Hi,

I'm an Austrian writer living in Montpezat (South France), and a 100% GNU/Linux
users since about 2001. After checking out various distros, I've been using
Slackware exclusively for the last two years or so.

A few weeks ago, I decided to take on the LFS course, so I dutifully subscribed
to the LFS support list, read (and enjoyed) the (well-written) book, and it
took me about two weeks time to boot into a shiny LFS system.

In my everyday life, I happen to install Linux quite often around me. Looks like
I will soon do this for a living, since I recently applied for a sysadmin job in
my little hometown, and it looks like there is no one else around for this (800
people, mostly farmers :oD).

My ideal system is:

a) a base no-frills Slackware install, which means base system, development
tools, X.org plus all available libraries

b) from here, install everything from source with a series of build scripts
working hand in hand with checkinstall. For example, xfce-install will install
the latest XFCE from source, tuned to my special needs.

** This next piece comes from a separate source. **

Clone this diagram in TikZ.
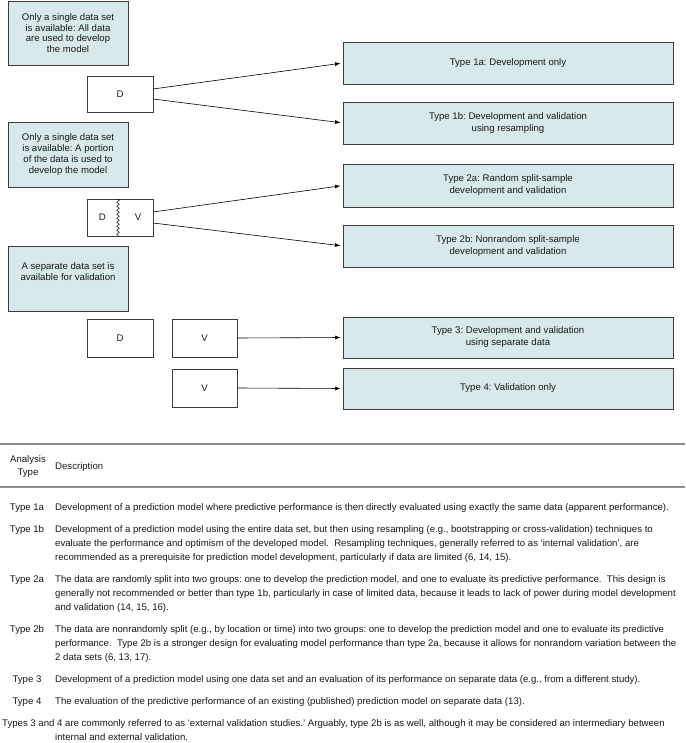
\documentclass[tikz,border=0pt]{standalone}
\usepackage{fontspec}
\setmainfont{Liberation Sans}
\usetikzlibrary{arrows.meta,decorations.pathmorphing}
\definecolor{boxfill}{RGB}{216,233,236}
\definecolor{boxline}{RGB}{60,60,60}
\definecolor{rulegray}{RGB}{140,140,140}
\definecolor{txt}{RGB}{25,25,25}
\newcommand\diagfont{\fontsize{9.6}{10.8}\selectfont}
\newcommand\typefont{\fontsize{9.6}{12}\selectfont}
\newcommand\tabfont{\fontsize{9.6}{14}\selectfont}
\begin{document}
\frenchspacing
\begin{tikzpicture}[x=1pt,y=-1pt,
  infobox/.style={draw=boxline, fill=boxfill, line width=0.9pt, inner sep=0pt, outer sep=0pt, align=center, font=\diagfont, text=txt},
  typebox/.style={draw=boxline, fill=boxfill, line width=0.9pt, inner sep=0pt, outer sep=0pt, align=center, font=\typefont, text=txt, minimum width=330pt},
  databox/.style={draw=boxline, fill=white, line width=0.9pt, inner sep=0pt, outer sep=0pt, font=\diagfont, text=txt},
  conn/.style={-{Latex[length=5.5pt,width=4pt]}, line width=0.6pt, shorten >=2.5pt, draw=black},
  tlabel/.style={anchor=north, inner sep=0pt, font=\tabfont, text=txt},
  tdesc/.style={anchor=north west, inner sep=0pt, align=left, font=\tabfont, text=txt},
  tabrule/.style={draw=rulegray, line width=1.4pt}]
\useasboundingbox (0,0) rectangle (685,743);
\fill[white] (0,0) rectangle (685,743);

% left situation boxes
\node[infobox, minimum width=120pt, minimum height=64pt] (s1) at (68,33)
  {Only a single data set\\is available: All data\\are used to develop\\the model};
\node[infobox, minimum width=120pt, minimum height=65pt] (s2) at (68,154.5)
  {Only a single data set\\is available: A portion\\of the data is used to\\develop the model};
\node[infobox, minimum width=120pt, minimum height=65pt] (s3) at (68,278.5) {};
\node[align=center, inner sep=0pt, font=\diagfont, text=txt] (s3t) at (68,271.5)
  {A separate data set is\\available for validation};

% data boxes
\node[databox, minimum width=66pt, minimum height=36pt] (d1) at (120,94) {D};
\node[databox, minimum width=66pt, minimum height=37pt] (dv) at (120,217.5) {D\hspace{29pt}V};
\draw[line width=0.5pt, decorate, decoration={snake, segment length=4pt, amplitude=1.3pt}]
  ([xshift=-2pt]dv.north) -- ([xshift=-2pt]dv.south);
\node[databox, minimum width=66pt, minimum height=38pt] (d3) at (120,338) {D};
\node[databox, minimum width=65pt, minimum height=38pt] (v3) at (204.5,338) {V};
\node[databox, minimum width=65pt, minimum height=38pt] (v4) at (204.5,388) {V};

% type boxes
\node[typebox, minimum height=42pt] (t1a) at (508,63) {Type 1a: Development only};
\node[typebox, minimum height=42pt] (t1b) at (508,123) {Type 1b: Development and validation\\using resampling};
\node[typebox, minimum height=43pt] (t2a) at (508,185.5) {Type 2a: Random split-sample\\development and validation};
\node[typebox, minimum height=42pt] (t2b) at (508,246) {Type 2b: Nonrandom split-sample\\development and validation};
\node[typebox, minimum height=41pt] (t3) at (508,337.5) {Type 3: Development and validation\\using separate data};
\node[typebox, minimum height=41pt] (t4) at (508,388.5) {Type 4: Validation only};

% connectors
\draw[conn] ([yshift=5pt]d1.east) -- (t1a.west);
\draw[conn] ([yshift=-5pt]d1.east) -- (t1b.west);
\draw[conn] ([yshift=5.5pt]dv.east) -- (t2a.west);
\draw[conn] ([yshift=-5.5pt]dv.east) -- (t2b.west);
\draw[conn] (v3.east) -- (t3.west);
\draw[conn] (v4.east) -- (t4.west);

% table
\coordinate (r1l) at (0,444); \coordinate (r1r) at (685,444);
\coordinate (r2l) at (0,487); \coordinate (r2r) at (685,487);
\draw[tabrule] (r1l) -- (r1r);
\draw[tabrule] (r2l) -- (r2r);
\node[anchor=north, inner sep=0pt, align=center, font=\fontsize{9.6}{13}\selectfont, text=txt] (hA) at (28,453) {\strut Analysis\\Type};
\node[tdesc] (hD) at (55,459) {\strut Description};

\node[tlabel] (l1a) at (27,500) {\strut Type 1a};
\node[tdesc] (e1a) at (55,500) {\strut Development of a prediction model where predictive performance is then directly evaluated using exactly the same data (apparent performance).};

\node[tlabel] (l1b) at (27,522) {\strut Type 1b};
\node[tdesc] (e1b) at (55,522) {\strut Development of a prediction model using the entire data set, but then using resampling (e.g., bootstrapping or cross-validation) techniques to\\
evaluate the performance and optimism of the developed model.\ \ Resampling techniques, generally referred to as ‘internal validation’, are\\
recommended as a prerequisite for prediction model development, particularly if data are limited (6, 14, 15).};

\node[tlabel] (l2a) at (27,572) {\strut Type 2a};
\node[tdesc] (e2a) at (55,572) {\strut The data are randomly split into two groups: one to develop the prediction model, and one to evaluate its predictive performance.\ \ This design is\\
generally not recommended or better than type 1b, particularly in case of limited data, because it leads to lack of power during model development\\
and validation (14, 15, 16).};

\node[tlabel] (l2b) at (27,622) {\strut Type 2b};
\node[tdesc] (e2b) at (55,622) {\strut The data are nonrandomly split (e.g., by location or time) into two groups: one to develop the prediction model and one to evaluate its predictive\\
performance.\ \ Type 2b is a stronger design for evaluating model performance than type 2a, because it allows for nonrandom variation between the\\
2 data sets (6, 13, 17).};

\node[tlabel] (l3) at (27,672) {\strut Type 3};
\node[tdesc] (e3) at (55,672) {\strut Development of a prediction model using one data set and an evaluation of its performance on separate data (e.g., from a different study).};

\node[tlabel] (l4) at (27,694) {\strut Type 4};
\node[tdesc] (e4) at (55,694) {\strut The evaluation of the predictive performance of an existing (published) prediction model on separate data (13).};

\node[tdesc] (foot) at (2,716) {\strut Types 3 and 4 are commonly referred to as ‘external validation studies.’ Arguably, type 2b is as well, although it may be considered an intermediary between\\
\hspace*{53pt}internal and external validation.};
\end{tikzpicture}
\end{document}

Actually, I'm working on a minimal GNOME configuration that would allow me to
use a few GNOME apps such as Evince, Rhythmbox or the likes, to run under XFCE.

More general question: I find the BLFS book *very* helpful for my needs, since
configuration options, dependencies and such things are rather well explained
(for GNOME, I use the SVN version of the book). Now... is it possible for me to
participate on this list with the odd question... or is the use of Slackware as
a "base" install considered a heresy?